Things went poorly even when NU had the best intentions. Open shots didn’t fall. Aggressive drives to the hoop didn’t work. Nebraska’s depth-challenged frontcourt couldn’t slow down Ohio State’s big men — three starting forwards hit 11 of 17 shots — and once NU’s defense had to collapse on those guys, OSU’s 3-pointers splashed through the hoop by the bushel.
Nebraska’s 3-pointers did not. Coach Fred Hoiberg’s offense is built on making them. In dropping to 4-6 overall and 0-3 in the league, the Huskers missed 28 of 33 from long range and 15 of 17 in the second half. NU finished the night with three assists.
“I’ve never seen a 3-to-15 assist-to-turnover ratio, as far as being in the seat that I’m in right now,” Hoiberg said afterward on Zoom. Despite the 36-point margin being the biggest loss of his college coaching career — Nebraska or Iowa State — Hoiberg was not outwardly angry. He was instead pragmatic about where the game went wrong — and stayed there.

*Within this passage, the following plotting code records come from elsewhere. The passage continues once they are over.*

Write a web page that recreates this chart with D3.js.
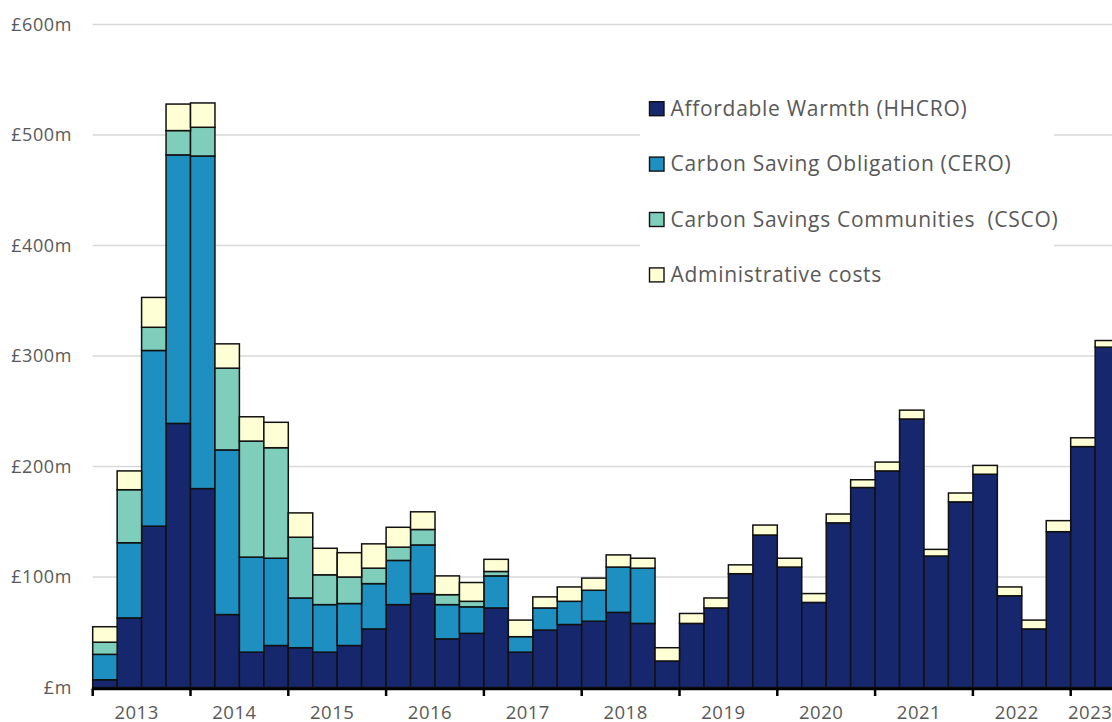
<!DOCTYPE html>
<html><head><meta charset="utf-8">
<script src="https://cdn.jsdelivr.net/npm/d3@7"></script>
<style>body{margin:0;background:#fff}svg{display:block}</style>
</head><body>
<svg id="c" width="1112" height="722"></svg>
<script>
const quarters = [];
for (let y = 2013; y <= 2023; y++) for (let q = 1; q <= 4; q++) quarters.push(y + " Q" + q);
const categories = quarters.slice(0, 42);
const years = ["2013","2014","2015","2016","2017","2018","2019","2020","2021","2022","2023"];
const hhcro = [7,63,146,239,180,66,32,38,36,32,38,53,75,85,44,49,72,32,52,57,60,68,58,24,58,72,103,138,109,77,149,181,196,243,119,168,193,83,53,141,218,308];
const cero  = [23,68,159,243,301,149,86,79,45,43,38,41,40,44,31,24,29,14,20,21,28,41,50,0,0,0,0,0,0,0,0,0,0,0,0,0,0,0,0,0,0,0];
const csco  = [11,48,21,22,26,74,105,100,55,27,24,14,12,14,9,5,4,0,0,0,0,0,0,0,0,0,0,0,0,0,0,0,0,0,0,0,0,0,0,0,0,0];
const admin = [14,17,27,24,22,22,22,23,22,24,22,22,18,16,17,17,11,15,10,13,11,11,9,12,9,9,8,9,8,8,8,7,8,8,6,8,8,8,8,10,8,6];
const seriesNames = ["Affordable Warmth (HHCRO)","Carbon Saving Obligation (CERO)","Carbon Savings Communities  (CSCO)","Administrative costs"];
const colors = ["#17276e","#1d8fc0","#7fcdbb","#ffffd6"];
const yTicks = [0,100,200,300,400,500,600];
const yTickLabels = ["£m","£100m","£200m","£300m","£400m","£500m","£600m"];

const svg = d3.select("#c");
const font = "'Open Sans', sans-serif";
const x0 = 92.7, bw = 24.45;
const x = d3.scaleBand().domain(categories).range([x0, x0 + bw * categories.length]).padding(0);
const y = d3.scaleLinear().domain([0, 600]).range([687.5, 24.5]);

// gridlines
svg.append("g").selectAll("line").data(yTicks.slice(1)).join("line")
  .attr("x1", x0).attr("x2", 1112).attr("y1", d => y(d)).attr("y2", d => y(d))
  .attr("stroke", "#d9d9d9").attr("stroke-width", 1.4);

// y labels
svg.append("g").selectAll("text").data(yTicks).join("text")
  .attr("x", 72).attr("y", d => y(d)).attr("dy", "0.36em")
  .attr("text-anchor", "end").attr("font-family", font).attr("font-size", 18)
  .attr("letter-spacing", 0.6)
  .attr("fill", "#595959").text((d, i) => yTickLabels[i]);

// legend background
svg.append("rect").attr("x", 640).attr("y", 82).attr("width", 414).attr("height", 218).attr("fill", "#fff");

// stack
const table = categories.map((c, i) => ({cat: c, a: hhcro[i], b: cero[i], c2: csco[i], d: admin[i]}));
const stack = d3.stack().keys(["a","b","c2","d"]);
const layers = stack(table);
svg.append("g").selectAll("g").data(layers).join("g")
  .attr("fill", (d, i) => colors[i])
  .selectAll("rect").data(d => d.filter(p => p[1] - p[0] > 0)).join("rect")
  .attr("x", d => x(d.data.cat)).attr("width", x.bandwidth())
  .attr("y", d => y(d[1])).attr("height", d => y(d[0]) - y(d[1]))
  .attr("stroke", "#111").attr("stroke-width", 1.5);

// axis line
svg.append("line").attr("x1", x0 - 1).attr("x2", 1112).attr("y1", 689).attr("y2", 689)
  .attr("stroke", "#000").attr("stroke-width", 2.5);
// year ticks and labels
const yearFirst = years.map(yr => categories.filter(c => c.startsWith(yr)));
svg.append("g").selectAll("line").data(yearFirst).join("line")
  .attr("x1", d => x(d[0])).attr("x2", d => x(d[0]))
  .attr("y1", 689).attr("y2", 696).attr("stroke", "#000").attr("stroke-width", 2.5);
svg.append("g").selectAll("text").data(yearFirst).join("text")
  .attr("x", d => (x(d[0]) + x(d[d.length - 1]) + x.bandwidth()) / 2 - 5)
  .attr("y", 718.5).attr("text-anchor", "middle")
  .attr("font-family", font).attr("font-size", 18.5).attr("letter-spacing", 0.5).attr("fill", "#595959")
  .text((d, i) => years[i]);

// legend
const lg = svg.append("g").selectAll("g").data(seriesNames).join("g")
  .attr("transform", (d, i) => `translate(649.5, ${108.7 + i * 55.4})`);
lg.append("rect").attr("x", 0).attr("y", -7).attr("width", 14.5).attr("height", 14)
  .attr("fill", (d, i) => colors[i]).attr("stroke", "#111").attr("stroke-width", 1.4);
lg.append("text").attr("x", 21).attr("y", 0).attr("dy", "0.35em")
  .attr("font-family", font).attr("font-size", 21).attr("letter-spacing", 0.7).attr("fill", "#595959")
  .attr("xml:space", "preserve").style("white-space", "pre").text(d => d);
</script>
</body></html>
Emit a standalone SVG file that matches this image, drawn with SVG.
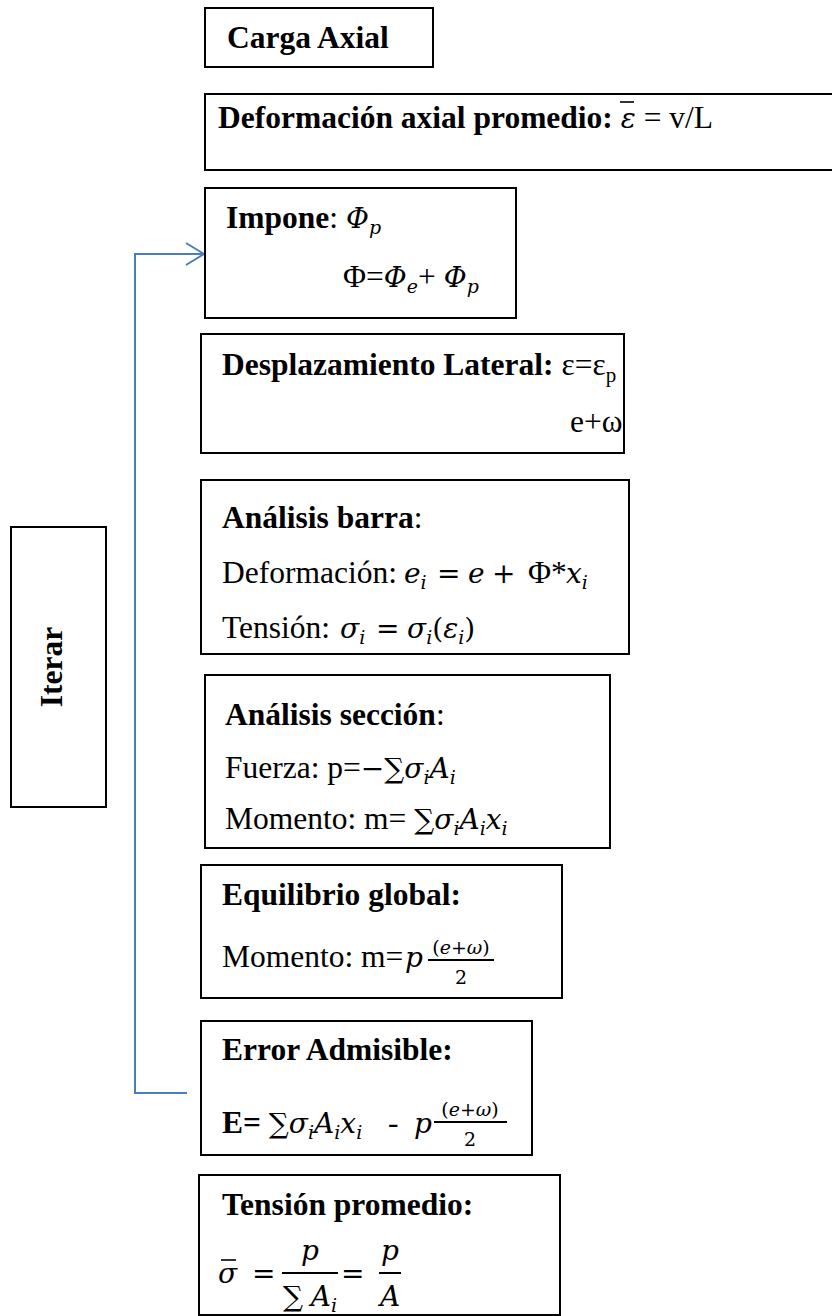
<svg xmlns="http://www.w3.org/2000/svg" width="832" height="1316" viewBox="0 0 832 1316">
<style>
.box{fill:#fff;stroke:#000;stroke-width:2}
text{font-family:"Liberation Serif","Times New Roman",serif;font-size:31.5px;fill:#000}
.b{font-weight:bold}
.m{font-family:"DejaVu Serif",serif;font-style:italic;font-size:28px}
.mo{font-family:"DejaVu Serif",serif;font-size:28px}
.ms{font-family:"DejaVu Serif",serif;font-style:italic;font-size:19px}
.s{font-size:21px}
.fr{font-family:"DejaVu Serif",serif;font-size:19px}
.bar{stroke:#000;stroke-width:2}
.conn{fill:none;stroke:#4a7ebb;stroke-width:2}
</style>
<defs>
<marker id="arr" viewBox="0 0 20 24" refX="19" refY="12" markerWidth="20" markerHeight="24" orient="auto" markerUnits="userSpaceOnUse">
<path d="M1,1 L19,12 L1,23" fill="none" stroke="#4a7ebb" stroke-width="2"/>
</marker>
</defs>
<rect width="832" height="1316" fill="#fff"/>

<g id="connectors">
<polyline class="conn" points="187,1093 135,1093 135,254 204,254" marker-end="url(#arr)"/>
</g>

<g id="iterar">
<rect class="box" x="11" y="527" width="95" height="280"/>
<text class="b" transform="translate(62,667) rotate(-90)" text-anchor="middle">Iterar</text>
</g>

<g id="carga-axial">
<rect class="box" x="205" y="8" width="228" height="59"/>
<text class="b" x="227" y="48">Carga Axial</text>
</g>

<g id="deformacion-axial">
<rect class="box" x="205" y="94" width="640" height="76"/>
<text x="218" y="128"><tspan class="b">Deformación axial promedio:</tspan> <tspan class="m">ε</tspan> = v/L</text>
<line x1="620" y1="102" x2="634" y2="102" stroke="#000" stroke-width="1.6"/>
</g>

<g id="impone">
<rect class="box" x="205" y="188" width="311" height="130"/>
<text x="226" y="228"><tspan class="b">Impone</tspan>: <tspan class="m">Φ</tspan><tspan class="ms" dy="6">p</tspan></text>
<text x="343" y="287">Φ=<tspan class="m">Φ</tspan><tspan class="ms" dy="6">e</tspan><tspan dy="-6">+ </tspan><tspan class="m">Φ</tspan><tspan class="ms" dy="6">p</tspan></text>
</g>

<g id="desplazamiento">
<rect class="box" x="201" y="334" width="423" height="119"/>
<text x="222" y="375"><tspan class="b">Desplazamiento Lateral:</tspan> ε=ε<tspan class="s" dy="7">p</tspan></text>
<text x="570" y="432">e+ω</text>
</g>

<g id="analisis-barra">
<rect class="box" x="201" y="480" width="428" height="174"/>
<text x="222" y="528"><tspan class="b">Análisis barra</tspan>:</text>
<text x="222" y="583">Deformación: <tspan class="m" x="404">e</tspan><tspan class="ms" dy="6">i</tspan><tspan class="mo" dy="-6" x="437">=</tspan><tspan class="m" x="468">e</tspan><tspan class="mo" x="492">+</tspan><tspan x="528">Φ*</tspan><tspan class="m" x="566">x</tspan><tspan class="ms" dy="6">i</tspan></text>
<text x="222" y="638">Tensión: <tspan class="m" x="340">σ</tspan><tspan class="ms" dy="6">i</tspan><tspan class="mo" dy="-6" x="376">=</tspan><tspan class="m" x="407">σ</tspan><tspan class="ms" dy="6">i</tspan><tspan class="mo" dy="-6">(</tspan><tspan class="m">ε</tspan><tspan class="ms" dy="6">i</tspan><tspan class="mo" dy="-6">)</tspan></text>
</g>

<g id="analisis-seccion">
<rect class="box" x="205" y="675" width="405" height="173"/>
<text x="225" y="725"><tspan class="b">Análisis sección</tspan>:</text>
<text x="225" y="778">Fuerza: p=<tspan class="mo">−∑</tspan><tspan class="m">σ</tspan><tspan class="ms" dy="6">i</tspan><tspan class="m" dy="-6">A</tspan><tspan class="ms" dy="6">i</tspan></text>
<text x="225" y="829">Momento: m= <tspan class="mo">∑</tspan><tspan class="m">σ</tspan><tspan class="ms" dy="6">i</tspan><tspan class="m" dy="-6">A</tspan><tspan class="ms" dy="6">i</tspan><tspan class="m" dy="-6">x</tspan><tspan class="ms" dy="6">i</tspan></text>
</g>

<g id="equilibrio-global">
<rect class="box" x="201" y="865" width="361" height="133"/>
<text class="b" x="222" y="905">Equilibrio global:</text>
<text x="222" y="967">Momento: m=<tspan class="m" x="405">p</tspan></text>
<line class="bar" x1="428" y1="960" x2="494" y2="960"/>
<text class="fr" x="461" y="954" text-anchor="middle">(<tspan font-style="italic">e</tspan>+<tspan font-style="italic">ω</tspan>)</text>
<text class="fr" x="461" y="984" text-anchor="middle">2</text>
</g>

<g id="error-admisible">
<rect class="box" x="201" y="1021" width="331" height="134"/>
<text class="b" x="222" y="1060">Error Admisible:</text>
<text x="222" y="1133"><tspan class="b">E=</tspan> <tspan class="mo">∑</tspan><tspan class="m">σ</tspan><tspan class="ms" dy="6">i</tspan><tspan class="m" dy="-6">A</tspan><tspan class="ms" dy="6">i</tspan><tspan class="m" dy="-6">x</tspan><tspan class="ms" dy="6">i</tspan><tspan dy="-6" x="388">-</tspan><tspan class="m" x="414">p</tspan></text>
<line class="bar" x1="434" y1="1122" x2="507" y2="1122"/>
<text class="fr" x="470" y="1116" text-anchor="middle">(<tspan font-style="italic">e</tspan>+<tspan font-style="italic">ω</tspan>)</text>
<text class="fr" x="470" y="1146" text-anchor="middle">2</text>
</g>

<g id="tension-promedio">
<rect class="box" x="199" y="1175" width="361" height="140"/>
<text class="b" x="222" y="1215">Tensión promedio:</text>
<text class="m" x="218" y="1283">σ</text>
<line x1="221" y1="1260" x2="236" y2="1260" stroke="#000" stroke-width="1.6"/>
<text class="mo" x="252" y="1283">=</text>
<line class="bar" x1="282" y1="1273" x2="338" y2="1273"/>
<text class="m" x="310" y="1260" text-anchor="middle">p</text>
<text x="310" y="1306" text-anchor="middle"><tspan class="mo">∑</tspan> <tspan class="m">A</tspan><tspan class="ms" dy="6">i</tspan></text>
<text class="mo" x="341" y="1283">=</text>
<line class="bar" x1="379" y1="1273" x2="401" y2="1273"/>
<text class="m" x="390" y="1260" text-anchor="middle">p</text>
<text class="m" x="390" y="1306" text-anchor="middle">A</text>
</g>
</svg>
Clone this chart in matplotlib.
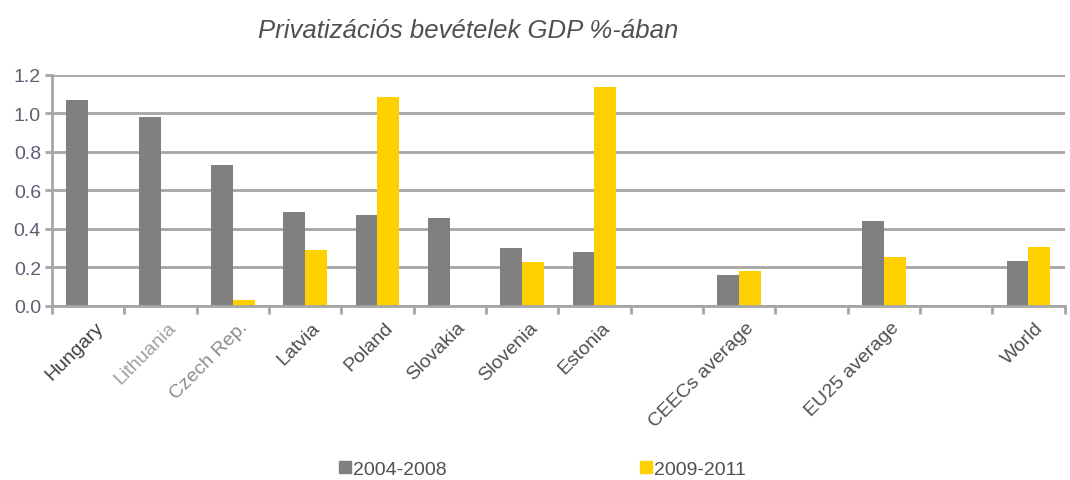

First came the early misses — which Hoiberg called good looks. Next, a stretch of desert that rivaled any of the sand dunes of the Doc Sadler or Tim Miles eras, in which, from the 13:15 mark of the first half until halftime, NU missed 17 of 18 shots and scored all of eight points and trailed 38-21 at halftime as a result.
“It’s just unfortunate that we can’t throw that thing in the ocean right now, but we can let that affect your overall approach to the little things that can keep you in a game like this,” Hoiberg said.
NU started the second half with a 3-point play from Trey McGowens that cut the Buckeyes’ lead to 14. That was the end of the evening’s good news.
OSU (8-2 and 2-2) responded with a 16-2 run that took just five minutes of game clock. It scored at will against Nebraska’s defense, hitting eight 3-pointers and shooting 54.8% from the floor in the second half alone. The Buckeyes weren’t the biggest guys Nebraska had faced, Ouedraogo said afterward, but they played physically. One 6-foot-8 freshman reserve, Zed Key, made all five of his shots and finished with 14 points. Ouedraogo, NU’s only experienced post, took just three shots in 21 minutes — he made just one — because he’s generally instructed to pass out to the perimeter when he doesn’t have a point-blank look.
The Buckeyes’ lead ballooned quickly to 35 and later 41 points, at 70-29 with 9:44 left. At that moment, Nebraska had made just three shots in the entire half. Coupled with the one shot it made over the final 13:15 of the first half, NU played the equivalent of an entire half — and then some — scoring 16 points. Teddy Allen led the team with 13 points. Lat Mayen added seven. Dalano Banton had arguably his worst game as a Husker, finishing with six points, zero assists and two turnovers. He missed all four 3-pointers he took.
“Mentally, I think it’s wearing on them more individually on what they can do to take the lid off that hoop,” Hoiberg said. “They’re putting in the time. I told a couple they’re putting too much time in. They’re coming in for a couple hours per night and getting up shots and try to do everything they can to get that feel where you go out in the game and you can knock some down.”
Hoiberg spent multiple days, between the Christmas Day loss to Michigan and Wednesday night’s loss, talking to players both as a group and individually about energy and their roles on the team while guarding against the “lip service” that can be paid to growth in practice that doesn’t translate to games.
Though frustrating, it’s apparently growth compared to last year’s 7-25 squad that didn’t have great practice habits, Ouedraogo said.
“People really care more about winning this year,” he said. “People are working more and more in the gym. So I don’t think it’s the same thing as last year. I just feel like we need a win, to start winning, just to start believe in ourselves, to see that we can do it.”
For the 20th straight time in conference play, Nebraska did not. Saturday night, the Huskers face a ranked Michigan State squad in every bit the deep funk as the Huskers. The Spartans, winless in the Big Ten, lost 81-56 at Minnesota on Monday. They’ll be hungry for a win. Hoiberg expects the same from his team that lost as badly as possible just days after a team meeting designed to prevent it.
“My faith is high in this group, and it always will be, no matter how many games we win this year, because they work and they love to play and they love to compete and they love being in the gym,” Hoiberg said. “And that’s where it starts as a competitor. When you go in there and you take it personal and you do everything you can and you pull yourself out it.”